═══ Supplied information ═══
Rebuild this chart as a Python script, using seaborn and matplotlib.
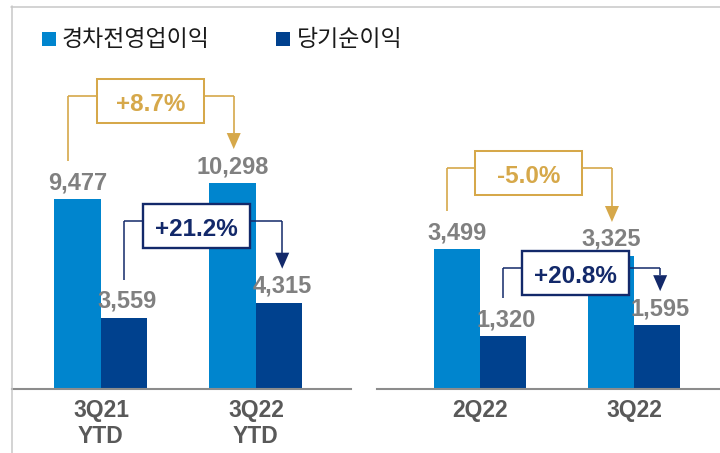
import matplotlib
matplotlib.use("Agg")
import matplotlib.pyplot as plt
import seaborn as sns
import pandas as pd
from matplotlib.patches import Rectangle, Polygon
from matplotlib.lines import Line2D

# ---------------- data ----------------
series = ["경차전영업이익", "당기순이익"]
periods_ytd = ["3Q21\nYTD", "3Q22\nYTD"]
periods_q = ["2Q22", "3Q22"]
op_ytd = [9477, 10298]
net_ytd = [3559, 4315]
op_q = [3499, 3325]
net_q = [1320, 1595]
chg_op_ytd = "+8.7%"
chg_net_ytd = "+21.2%"
chg_op_q = "-5.0%"
chg_net_q = "+20.8%"

# ---------------- style ----------------
LIGHT = "#0085CE"
DARK = "#00418E"
GOLD = "#D6A84A"
NAVY = "#13296A"
LABEL_GRAY = "#808080"
TICK_GRAY = "#595959"
FRAME = "#C8C8C8"

sns.set_style("white")
plt.rcParams["font.family"] = ["Liberation Sans", "Noto Sans CJK KR", "DejaVu Sans"]

W, H = 720, 453
fig = plt.figure(figsize=(W / 100, H / 100), dpi=100)


def fx(x):
    return x / W


def fy(y):
    return 1 - y / H


# outer frame (top + left)
fig.add_artist(Line2D([fx(11), fx(720)], [fy(6.5), fy(6.5)], transform=fig.transFigure,
                      color=FRAME, lw=1.1))
fig.add_artist(Line2D([fx(11.5), fx(11.5)], [fy(6), fy(453)], transform=fig.transFigure,
                      color=FRAME, lw=1.1))

ax1 = fig.add_axes([fx(12), fy(389), (351 - 12) / W, (389 - 60) / H])
ax2 = fig.add_axes([fx(377), fy(389), (720 - 377) / W, (389 - 60) / H])


def make_df(cats, op, net):
    return pd.DataFrame({
        "period": cats * 2,
        "series": [series[0]] * len(cats) + [series[1]] * len(cats),
        "value": op + net,
    })


panels = [
    (ax1, periods_ytd, op_ytd, net_ytd, (-0.574, 1.613), 16450),
    (ax2, periods_q, op_q, net_q, (-0.669, 1.558), 8225),
]

for ax, cats, op, net, xl, ytop in panels:
    df = make_df(cats, op, net)
    sns.barplot(data=df, x="period", y="value", hue="series", order=cats,
                hue_order=series, palette=[LIGHT, DARK], width=0.6, gap=0,
                saturation=1, legend=False, linewidth=0, ax=ax)
    ax.set_xlim(*xl)
    ax.set_ylim(0, ytop)
    ax.set_xlabel("")
    ax.set_ylabel("")
    ax.set_yticks([])
    for s in ["top", "right", "left"]:
        ax.spines[s].set_visible(False)
    ax.spines["bottom"].set_color("#8C8C8C")
    ax.spines["bottom"].set_linewidth(1.5)
    ax.tick_params(axis="x", length=0, pad=7, labelsize=16.5, labelcolor=TICK_GRAY)
    for t in ax.get_xticklabels():
        t.set_fontweight("bold")
    ax.set_facecolor("none")
    for p in ax.patches:
        h = p.get_height()
        if h <= 0:
            continue
        p.set_linewidth(0)
        cx = p.get_x() + p.get_width() / 2
        dx = 2 if (cx - round(cx)) > 0 else 0
        ax.annotate(f"{int(round(h)):,}", (cx, h), xytext=(dx, 7.2),
                    textcoords="offset points", ha="center", va="baseline",
                    fontsize=17, fontweight="bold", color=LABEL_GRAY)


def bar_geom(ax):
    ps = sorted([p for p in ax.patches if p.get_height() > 0], key=lambda p: p.get_x())
    out = []
    for p in ps:
        cx = p.get_x() + p.get_width() / 2
        X, Y = ax.transData.transform((cx, p.get_height()))
        out.append((X, H - Y))
    return out  # light0, dark0, light1, dark1


GAP_LEG = 38
GAP_TIP = 34


def line(xs, ys, color, lw):
    fig.add_artist(Line2D([fx(v) for v in xs], [fy(v) for v in ys],
                          transform=fig.transFigure, color=color, lw=lw,
                          solid_capstyle="butt"))


def bracket(a, b, level, color, text, leg_dx, arr_dx, line_lw, box_lw):
    ax_, ay = a
    bx, by = b
    legx = ax_ + leg_dx
    arrx = bx + arr_dx
    bcx = (ax_ + bx) / 2 - 5
    bcy = level + 5
    bw, bh = 107, 44
    tip = by - GAP_TIP
    hl, hw = 16, 7
    line([legx, legx], [ay - GAP_LEG, level], color, line_lw)
    line([legx, bcx - bw / 2], [level, level], color, line_lw)
    line([bcx + bw / 2, arrx], [level, level], color, line_lw)
    line([arrx, arrx], [level, tip - hl], color, line_lw)
    fig.add_artist(Polygon([(fx(arrx - hw), fy(tip - hl)), (fx(arrx + hw), fy(tip - hl)),
                            (fx(arrx), fy(tip))], closed=True, transform=fig.transFigure,
                           facecolor=color, edgecolor="none"))
    fig.add_artist(Rectangle((fx(bcx - bw / 2), fy(bcy + bh / 2)), bw / W, bh / H,
                             transform=fig.transFigure, facecolor="white",
                             edgecolor=color, lw=box_lw))
    fig.text(fx(bcx), fy(bcy + 10), text, ha="center", va="baseline", fontsize=17.5,
             fontweight="bold", color=color)


g1 = bar_geom(ax1)
g2 = bar_geom(ax2)
bracket(g1[0], g1[2], 96, GOLD, chg_op_ytd, -10, 1, 1.2, 1.45)
bracket(g1[1], g1[3], 221, NAVY, chg_net_ytd, 0, 3, 1.1, 1.7)
bracket(g2[0], g2[2], 168, GOLD, chg_op_q, -10, 1, 1.2, 1.45)
bracket(g2[1], g2[3], 268, NAVY, chg_net_q, 0, 3, 1.1, 1.7)

# legend
for (x0, xt), name, col in zip([(42, 62), (276, 297)], series, [LIGHT, DARK]):
    fig.add_artist(Rectangle((fx(x0), fy(45.5)), 14 / W, 13.5 / H, transform=fig.transFigure,
                             facecolor=col, edgecolor="none"))
    fig.text(fx(xt), fy(39), name, ha="left", va="center", fontsize=16.5,
             color="#1A1A1A", family=["Noto Sans CJK KR", "DejaVu Sans"])

fig.savefig("out.png", dpi=100, facecolor="white")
═══
# What the task asks
Restate only the lines running from the start of the material above through the line containing "from matplotlib.lines import Line2D", ends included. No pictures.

# Exercise solution
Rebuild this chart as a Python script, using seaborn and matplotlib.
import matplotlib
matplotlib.use("Agg")
import matplotlib.pyplot as plt
import seaborn as sns
import pandas as pd
from matplotlib.patches import Rectangle, Polygon
from matplotlib.lines import Line2D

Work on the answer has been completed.